President OBAMA: We all yearn to live without fear or discrimination. We all yearn to choose how we are governed. And we all want to shape our destiny. These are not American ideals or Brazilian ideals, these are not Western ideals. These are universal rights, and we must support them everywhere.
SHAPIRO: Libya has dominated this trip, but usually behind the scenes. The president's public schedule has remained relatively unchanged, with events focusing on economics, jobs, and local culture. White House National Security Advisor Tom Donilon told reporters in Rio last night that between all of those events, the president has been briefed on the military campaign in Libya almost constantly.
Mr. TOM DONILON (National Security Advisor): Gaddafi today, I understand, declared a cease-fire. Our view at this point and I was working on this just as I came over here - either that it isn't true or it's been immediately violated.
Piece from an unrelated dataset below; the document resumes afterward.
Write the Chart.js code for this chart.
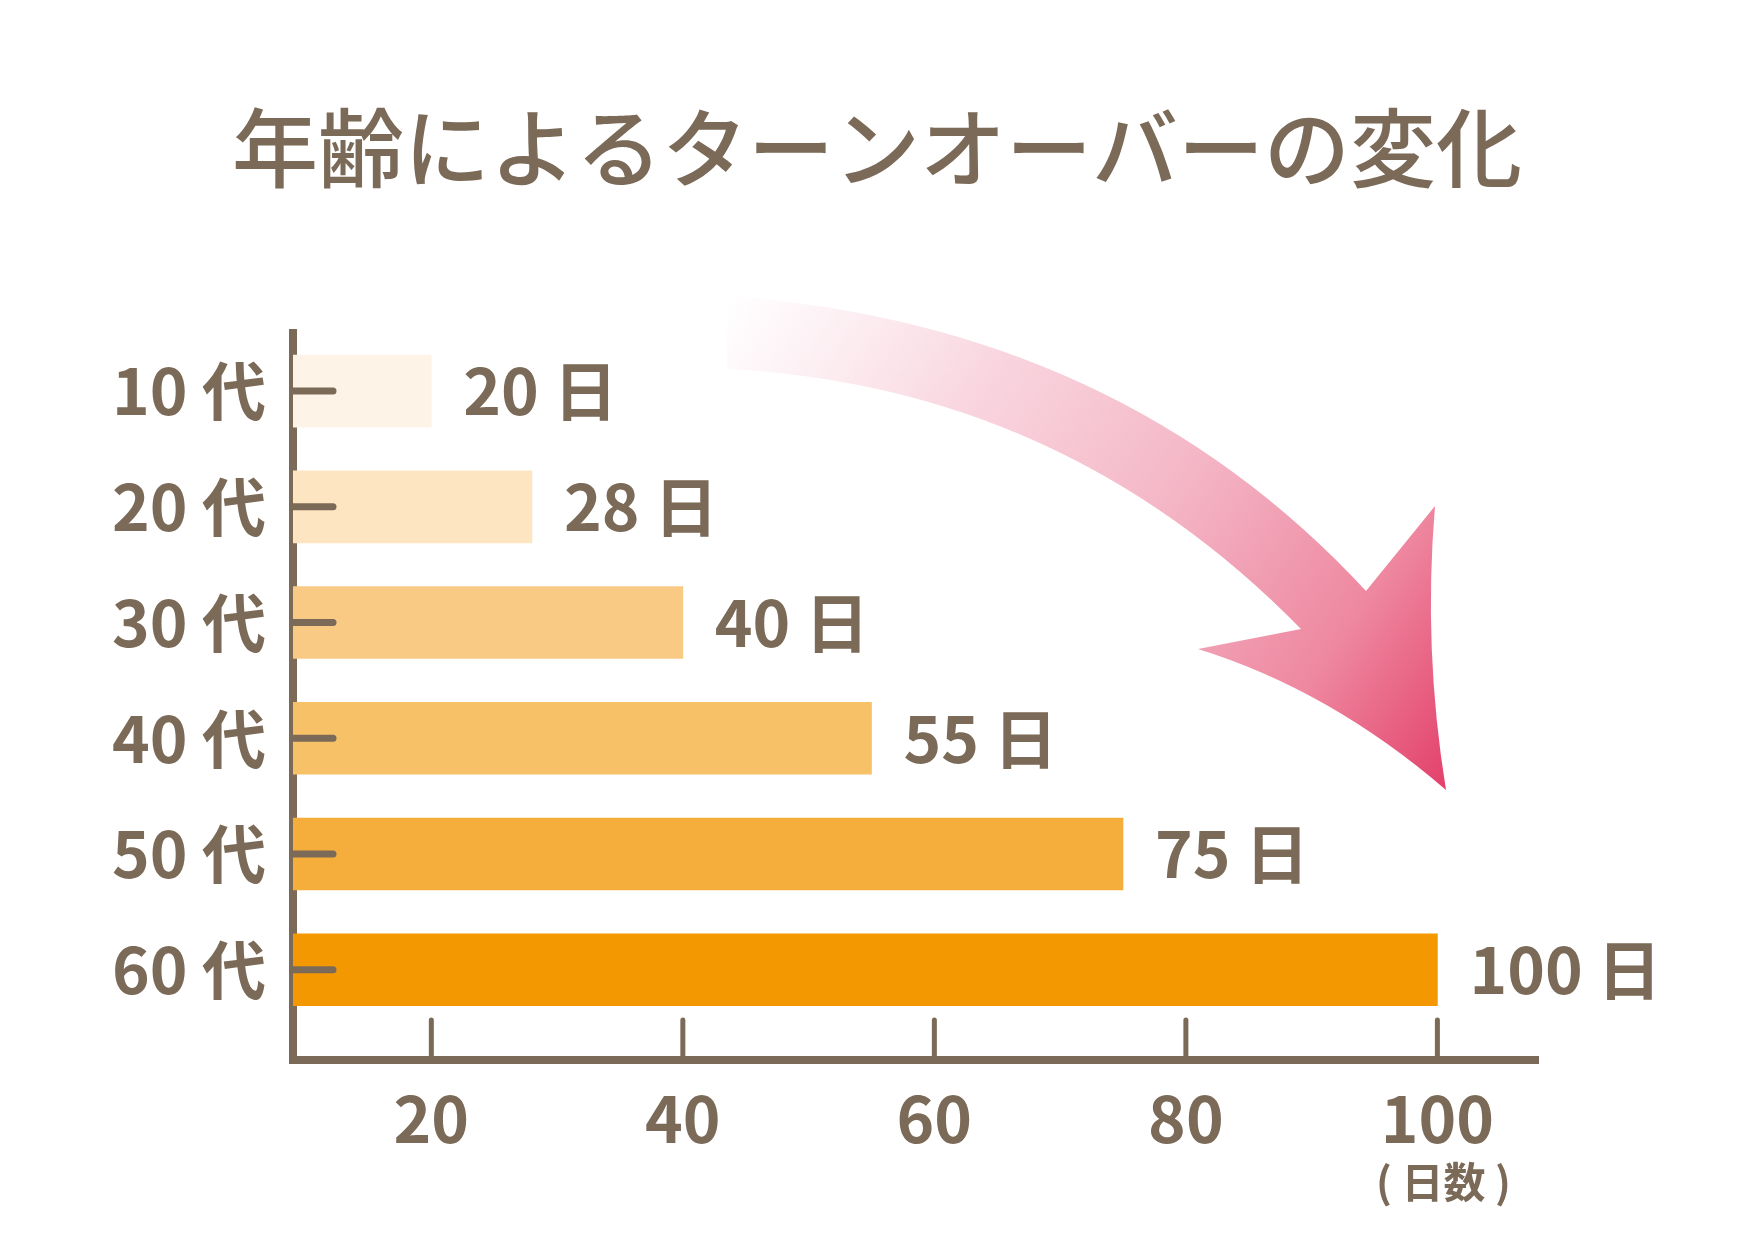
<!DOCTYPE html>
<html lang="ja">
<head>
<meta charset="utf-8">
<title>年齢によるターンオーバーの変化</title>
<script src="https://cdn.jsdelivr.net/npm/chart.js@4/dist/chart.umd.min.js"></script>
<style>
html, body { margin:0; padding:0; background:#fff; }
#wrap { width:1754px; height:1240px; }
</style>
</head>
<body>
<div id="wrap"><canvas id="grafico" width="1754" height="1240"></canvas></div>
<script>
const titulo = "年齢によるターンオーバーの変化";
const idades = ["10 代", "20 代", "30 代", "40 代", "50 代", "60 代"];
const dias = [20, 28, 40, 55, 75, 100];
const coresBarras = ["#fdf4e7", "#fde5c2", "#f8ca84", "#f7c168", "#f5ae3b", "#f39800"];
const ticksX = [20, 40, 60, 80, 100];
const unidade = "日";
const tituloEixoX = "( 日数 )";

const marrom = "#7b6a57";
const fonte = "'Noto Sans CJK JP', 'Noto Sans', sans-serif";

const pontos = dias.map((d, i) => ({x: d, y: i + 1}));

/* seta rosa + marcas internas + rotulos */
const decor = {
id: "decor",
beforeDatasetsDraw(chart){
const ctx = chart.ctx;
ctx.save();
const g = ctx.createLinearGradient(727, 300, 1446, 790);
g.addColorStop(0, "rgba(248,215,224,0)");
g.addColorStop(0.3, "rgba(248,208,219,0.9)");
g.addColorStop(0.55, "#f4b6c6");
g.addColorStop(0.8, "#ee88a0");
g.addColorStop(1, "#e3406a");
ctx.fillStyle = g;
ctx.beginPath();
ctx.moveTo(727, 296);
ctx.quadraticCurveTo(1119, 324, 1366, 591);
ctx.lineTo(1435, 506);
ctx.quadraticCurveTo(1423, 649, 1446, 790);
ctx.quadraticCurveTo(1330, 690, 1198, 649);
ctx.lineTo(1301, 629);
ctx.quadraticCurveTo(1063, 386, 727, 369);
ctx.closePath();
ctx.fill();
ctx.restore();
},
afterDatasetsDraw(chart){
const ctx = chart.ctx;
const xs = chart.scales.x;
const ys = chart.scales.y;
const area = chart.chartArea;
ctx.save();
ctx.strokeStyle = marrom;
ctx.lineCap = "round";

ctx.lineWidth = 7;
idades.forEach((_, i) => {
const y = ys.getPixelForValue(i + 1);
ctx.beginPath();
ctx.moveTo(area.left, y);
ctx.lineTo(area.left + 40, y);
ctx.stroke();
});

ctx.lineWidth = 5;
ticksX.forEach(v => {
const x = xs.getPixelForValue(v);
ctx.beginPath();
ctx.moveTo(x, area.bottom - 40);
ctx.lineTo(x, area.bottom);
ctx.stroke();
});

ctx.fillStyle = marrom;
ctx.textBaseline = "middle";
ctx.textAlign = "left";
ctx.font = "bold 64px " + fonte;
const meta = chart.getDatasetMeta(0);
meta.data.forEach((bar, i) => {
ctx.fillText(dias[i] + " " + unidade, bar.x + 32, bar.y);
});

ctx.textAlign = "center";
ctx.font = "bold 42px " + fonte;
ctx.fillText(tituloEixoX, xs.getPixelForValue(100) + 6, 1182);
ctx.restore();
}
};

new Chart(document.getElementById("grafico"), {
type: "bar",
data: {
datasets: [{
data: pontos,
backgroundColor: coresBarras,
borderWidth: 0,
barThickness: 72,
clip: 0
}]
},
options: {
indexAxis: "y",
responsive: false,
animation: false,
devicePixelRatio: 1,
layout: {padding: 0},
plugins: {
legend: {display: false},
tooltip: {enabled: false},
title: {
display: true,
text: titulo,
color: marrom,
font: {family: fonte, size: 86, weight: "500"},
padding: {top: 97, bottom: 133}
}
},
scales: {
x: {
type: "linear",
min: 9,
max: 108,
z: 1,
grid: {display: false, drawTicks: false},
border: {display: true, color: marrom, width: 8},
ticks: {color: marrom, padding: 20, font: {family: fonte, size: 64, weight: "bold"}},
afterBuildTicks: s => { s.ticks = ticksX.map(v => ({value: v})); },
afterFit: s => { s.height = 180; }
},
y: {
type: "linear",
min: 0.5,
max: 6.78,
reverse: true,
offset: false,
z: 1,
grid: {display: false, drawTicks: false, offset: false},
border: {display: true, color: marrom, width: 8},
ticks: {
color: marrom,
padding: 27,
font: {family: fonte, size: 64, weight: "bold"},
callback: v => idades[v - 1]
},
afterBuildTicks: s => { s.ticks = idades.map((_, i) => ({value: i + 1})); },
afterFit: s => { s.width = 293; }
},
y2: {
type: "linear",
position: "right",
grid: {display: false, drawTicks: false},
border: {display: false},
ticks: {display: false},
afterFit: s => { s.width = 216; }
}
}
},
plugins: [decor]
});
</script>
</body>
</html>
SHAPIRO: Like his boss the president, Donilon described the U.S. actions in Libya as part of a strictly limited military campaign. But he said the current operation is only phase one. And he suggested that the ultimate goal remains to drive Gaddafi from power.
Mr. DONILON: We're about this initial project first. Gaddafi has lost legitimacy. Gaddafi is isolated thoroughly. He will have continuing pressures on him moving forward. This is very important to do, obviously, for protection of the Libyan people, but also for the future in order to frame his future choices and scenarios.
SHAPIRO: Shortly after Donilon finished speaking, the president and his wife and daughters visited Rio de Janeiro's famous statue of Christ the Redeemer on lush green Corcovado Mountain. It was a vivid demonstration of the bifurcated way this trip has played out. Earlier in the day the first family visited a favela a slum called City of God.
(Soundbite of drumming)
SHAPIRO: These were not the drums of war.
(Soundbite of drumming)
SHAPIRO: The first family watched a performance of the Brazilian martial art capoeira, and they kicked around a soccer ball with local kids. Back at the hotel conference room, where reporters were asking questions about Libya, White House national security aide Dan Restrepo insisted that this president can keep many balls in the air at once.
Mr. DAN RESTREPO (White House Aide): The world obviously is a complex place with a lot of things going on at once. But it's precisely that, a lot of things going on at once, and the need to deepen our relationships in the Americas while he works a whole range of issues is not an incongruous message.
SHAPIRO: The decision not to change the public schedule for this trip may be partly symbolic. The president takes pains to emphasize that in Libya the U.S. is making a limited commitment to a broad international coalition. Cutting his trip short to fly back to Washington early could send the opposite message that this is an American project with the president taking the lead.
Ari Shapiro, NPR News, Rio de Janeiro.